# WORK REQUIRED
A faithful transcription of all the data is required.

# PROVIDED MATERIAL
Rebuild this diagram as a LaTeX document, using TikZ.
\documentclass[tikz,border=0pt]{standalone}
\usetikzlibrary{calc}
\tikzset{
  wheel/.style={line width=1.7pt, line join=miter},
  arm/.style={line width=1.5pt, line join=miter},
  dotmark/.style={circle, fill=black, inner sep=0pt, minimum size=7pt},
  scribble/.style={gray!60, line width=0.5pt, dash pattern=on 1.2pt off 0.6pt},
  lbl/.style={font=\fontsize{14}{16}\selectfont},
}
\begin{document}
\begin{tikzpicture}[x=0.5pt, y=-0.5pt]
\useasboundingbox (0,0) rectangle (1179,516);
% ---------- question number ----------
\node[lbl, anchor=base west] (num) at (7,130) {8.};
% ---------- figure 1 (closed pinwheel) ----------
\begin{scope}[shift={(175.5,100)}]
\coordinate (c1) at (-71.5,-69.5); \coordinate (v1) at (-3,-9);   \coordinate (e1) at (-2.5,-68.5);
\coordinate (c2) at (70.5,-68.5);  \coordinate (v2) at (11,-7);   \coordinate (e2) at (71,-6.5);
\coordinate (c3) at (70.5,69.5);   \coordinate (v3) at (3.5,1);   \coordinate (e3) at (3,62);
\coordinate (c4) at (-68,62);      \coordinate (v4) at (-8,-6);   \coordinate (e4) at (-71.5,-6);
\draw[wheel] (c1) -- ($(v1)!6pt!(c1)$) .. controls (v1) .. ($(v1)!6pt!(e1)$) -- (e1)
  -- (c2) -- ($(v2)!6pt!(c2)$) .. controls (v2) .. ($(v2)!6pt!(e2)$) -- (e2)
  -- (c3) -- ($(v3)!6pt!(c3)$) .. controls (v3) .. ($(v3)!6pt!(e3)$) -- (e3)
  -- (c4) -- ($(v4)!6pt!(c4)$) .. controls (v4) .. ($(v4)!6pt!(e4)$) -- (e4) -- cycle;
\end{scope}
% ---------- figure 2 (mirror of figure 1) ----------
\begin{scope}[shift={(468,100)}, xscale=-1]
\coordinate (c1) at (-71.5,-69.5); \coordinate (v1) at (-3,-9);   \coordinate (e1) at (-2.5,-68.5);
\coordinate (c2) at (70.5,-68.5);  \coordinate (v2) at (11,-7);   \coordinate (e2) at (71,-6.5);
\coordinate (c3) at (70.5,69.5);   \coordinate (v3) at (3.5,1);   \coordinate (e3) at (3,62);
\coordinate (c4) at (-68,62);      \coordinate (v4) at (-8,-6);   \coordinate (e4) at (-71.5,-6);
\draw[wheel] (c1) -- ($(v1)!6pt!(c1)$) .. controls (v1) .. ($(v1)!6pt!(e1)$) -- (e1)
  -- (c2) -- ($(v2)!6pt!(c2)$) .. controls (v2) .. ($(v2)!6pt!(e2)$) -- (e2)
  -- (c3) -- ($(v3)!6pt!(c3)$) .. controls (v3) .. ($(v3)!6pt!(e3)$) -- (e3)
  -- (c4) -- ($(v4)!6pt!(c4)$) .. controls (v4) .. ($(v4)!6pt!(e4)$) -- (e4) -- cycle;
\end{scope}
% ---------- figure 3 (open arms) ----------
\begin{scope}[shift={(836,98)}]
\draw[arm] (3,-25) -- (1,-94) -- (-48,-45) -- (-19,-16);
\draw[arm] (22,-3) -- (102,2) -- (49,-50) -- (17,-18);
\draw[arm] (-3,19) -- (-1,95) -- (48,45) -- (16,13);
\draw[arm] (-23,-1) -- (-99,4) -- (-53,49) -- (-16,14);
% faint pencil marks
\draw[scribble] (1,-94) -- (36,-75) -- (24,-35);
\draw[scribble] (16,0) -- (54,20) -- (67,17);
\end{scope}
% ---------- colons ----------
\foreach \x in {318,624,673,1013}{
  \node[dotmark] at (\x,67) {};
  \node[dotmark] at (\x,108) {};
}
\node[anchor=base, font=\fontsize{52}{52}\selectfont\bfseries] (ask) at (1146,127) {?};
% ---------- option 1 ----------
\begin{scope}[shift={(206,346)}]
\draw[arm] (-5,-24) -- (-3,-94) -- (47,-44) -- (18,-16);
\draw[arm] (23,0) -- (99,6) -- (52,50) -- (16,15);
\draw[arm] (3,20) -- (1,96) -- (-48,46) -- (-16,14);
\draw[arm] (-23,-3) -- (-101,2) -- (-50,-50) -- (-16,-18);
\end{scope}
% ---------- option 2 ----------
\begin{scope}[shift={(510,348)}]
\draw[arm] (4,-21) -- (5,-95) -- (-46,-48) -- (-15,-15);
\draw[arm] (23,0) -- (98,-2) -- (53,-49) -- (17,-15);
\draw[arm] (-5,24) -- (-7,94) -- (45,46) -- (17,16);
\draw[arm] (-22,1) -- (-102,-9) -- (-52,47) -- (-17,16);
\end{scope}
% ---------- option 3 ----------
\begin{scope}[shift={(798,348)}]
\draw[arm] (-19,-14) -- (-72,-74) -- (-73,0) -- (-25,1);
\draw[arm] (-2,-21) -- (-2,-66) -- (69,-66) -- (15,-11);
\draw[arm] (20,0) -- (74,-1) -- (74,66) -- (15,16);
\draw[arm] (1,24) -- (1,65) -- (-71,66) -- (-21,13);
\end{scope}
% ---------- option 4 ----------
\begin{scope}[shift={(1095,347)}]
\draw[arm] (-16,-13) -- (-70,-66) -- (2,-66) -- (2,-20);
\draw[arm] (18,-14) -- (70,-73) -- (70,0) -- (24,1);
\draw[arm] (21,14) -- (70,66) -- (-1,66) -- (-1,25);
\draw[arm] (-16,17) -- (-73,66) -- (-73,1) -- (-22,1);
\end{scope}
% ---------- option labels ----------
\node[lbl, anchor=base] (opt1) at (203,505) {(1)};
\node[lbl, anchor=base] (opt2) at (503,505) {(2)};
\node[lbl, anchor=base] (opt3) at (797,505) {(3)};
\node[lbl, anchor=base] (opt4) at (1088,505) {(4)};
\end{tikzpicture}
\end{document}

# IN RESPONSE
Rebuild this diagram as a LaTeX document, using TikZ.
\documentclass[tikz,border=0pt]{standalone}
\usetikzlibrary{calc}
\tikzset{
  wheel/.style={line width=1.7pt, line join=miter},
  arm/.style={line width=1.5pt, line join=miter},
  dotmark/.style={circle, fill=black, inner sep=0pt, minimum size=7pt},
  scribble/.style={gray!60, line width=0.5pt, dash pattern=on 1.2pt off 0.6pt},
  lbl/.style={font=\fontsize{14}{16}\selectfont},
}
\begin{document}
\begin{tikzpicture}[x=0.5pt, y=-0.5pt]
\useasboundingbox (0,0) rectangle (1179,516);
% ---------- question number ----------
\node[lbl, anchor=base west] (num) at (7,130) {8.};
% ---------- figure 1 (closed pinwheel) ----------
\begin{scope}[shift={(175.5,100)}]
\coordinate (c1) at (-71.5,-69.5); \coordinate (v1) at (-3,-9);   \coordinate (e1) at (-2.5,-68.5);
\coordinate (c2) at (70.5,-68.5);  \coordinate (v2) at (11,-7);   \coordinate (e2) at (71,-6.5);
\coordinate (c3) at (70.5,69.5);   \coordinate (v3) at (3.5,1);   \coordinate (e3) at (3,62);
\coordinate (c4) at (-68,62);      \coordinate (v4) at (-8,-6);   \coordinate (e4) at (-71.5,-6);
\draw[wheel] (c1) -- ($(v1)!6pt!(c1)$) .. controls (v1) .. ($(v1)!6pt!(e1)$) -- (e1)
  -- (c2) -- ($(v2)!6pt!(c2)$) .. controls (v2) .. ($(v2)!6pt!(e2)$) -- (e2)
  -- (c3) -- ($(v3)!6pt!(c3)$) .. controls (v3) .. ($(v3)!6pt!(e3)$) -- (e3)
  -- (c4) -- ($(v4)!6pt!(c4)$) .. controls (v4) .. ($(v4)!6pt!(e4)$) -- (e4) -- cycle;
\end{scope}
% ---------- figure 2 (mirror of figure 1) ----------
\begin{scope}[shift={(468,100)}, xscale=-1]
\coordinate (c1) at (-71.5,-69.5); \coordinate (v1) at (-3,-9);   \coordinate (e1) at (-2.5,-68.5);
\coordinate (c2) at (70.5,-68.5);  \coordinate (v2) at (11,-7);   \coordinate (e2) at (71,-6.5);
\coordinate (c3) at (70.5,69.5);   \coordinate (v3) at (3.5,1);   \coordinate (e3) at (3,62);
\coordinate (c4) at (-68,62);      \coordinate (v4) at (-8,-6);   \coordinate (e4) at (-71.5,-6);
\draw[wheel] (c1) -- ($(v1)!6pt!(c1)$) .. controls (v1) .. ($(v1)!6pt!(e1)$) -- (e1)
  -- (c2) -- ($(v2)!6pt!(c2)$) .. controls (v2) .. ($(v2)!6pt!(e2)$) -- (e2)
  -- (c3) -- ($(v3)!6pt!(c3)$) .. controls (v3) .. ($(v3)!6pt!(e3)$) -- (e3)
  -- (c4) -- ($(v4)!6pt!(c4)$) .. controls (v4) .. ($(v4)!6pt!(e4)$) -- (e4) -- cycle;
\end{scope}
% ---------- figure 3 (open arms) ----------
\begin{scope}[shift={(836,98)}]
\draw[arm] (3,-25) -- (1,-94) -- (-48,-45) -- (-19,-16);
\draw[arm] (22,-3) -- (102,2) -- (49,-50) -- (17,-18);
\draw[arm] (-3,19) -- (-1,95) -- (48,45) -- (16,13);
\draw[arm] (-23,-1) -- (-99,4) -- (-53,49) -- (-16,14);
% faint pencil marks
\draw[scribble] (1,-94) -- (36,-75) -- (24,-35);
\draw[scribble] (16,0) -- (54,20) -- (67,17);
\end{scope}
% ---------- colons ----------
\foreach \x in {318,624,673,1013}{
  \node[dotmark] at (\x,67) {};
  \node[dotmark] at (\x,108) {};
}
\node[anchor=base, font=\fontsize{52}{52}\selectfont\bfseries] (ask) at (1146,127) {?};
% ---------- option 1 ----------
\begin{scope}[shift={(206,346)}]
\draw[arm] (-5,-24) -- (-3,-94) -- (47,-44) -- (18,-16);
\draw[arm] (23,0) -- (99,6) -- (52,50) -- (16,15);
\draw[arm] (3,20) -- (1,96) -- (-48,46) -- (-16,14);
\draw[arm] (-23,-3) -- (-101,2) -- (-50,-50) -- (-16,-18);
\end{scope}
% ---------- option 2 ----------
\begin{scope}[shift={(510,348)}]
\draw[arm] (4,-21) -- (5,-95) -- (-46,-48) -- (-15,-15);
\draw[arm] (23,0) -- (98,-2) -- (53,-49) -- (17,-15);
\draw[arm] (-5,24) -- (-7,94) -- (45,46) -- (17,16);
\draw[arm] (-22,1) -- (-102,-9) -- (-52,47) -- (-17,16);
\end{scope}
% ---------- option 3 ----------
\begin{scope}[shift={(798,348)}]
\draw[arm] (-19,-14) -- (-72,-74) -- (-73,0) -- (-25,1);
\draw[arm] (-2,-21) -- (-2,-66) -- (69,-66) -- (15,-11);
\draw[arm] (20,0) -- (74,-1) -- (74,66) -- (15,16);
\draw[arm] (1,24) -- (1,65) -- (-71,66) -- (-21,13);
\end{scope}
% ---------- option 4 ----------
\begin{scope}[shift={(1095,347)}]
\draw[arm] (-16,-13) -- (-70,-66) -- (2,-66) -- (2,-20);
\draw[arm] (18,-14) -- (70,-73) -- (70,0) -- (24,1);
\draw[arm] (21,14) -- (70,66) -- (-1,66) -- (-1,25);
\draw[arm] (-16,17) -- (-73,66) -- (-73,1) -- (-22,1);
\end{scope}
% ---------- option labels ----------
\node[lbl, anchor=base] (opt1) at (203,505) {(1)};
\node[lbl, anchor=base] (opt2) at (503,505) {(2)};
\node[lbl, anchor=base] (opt3) at (797,505) {(3)};
\node[lbl, anchor=base] (opt4) at (1088,505) {(4)};
\end{tikzpicture}
\end{document}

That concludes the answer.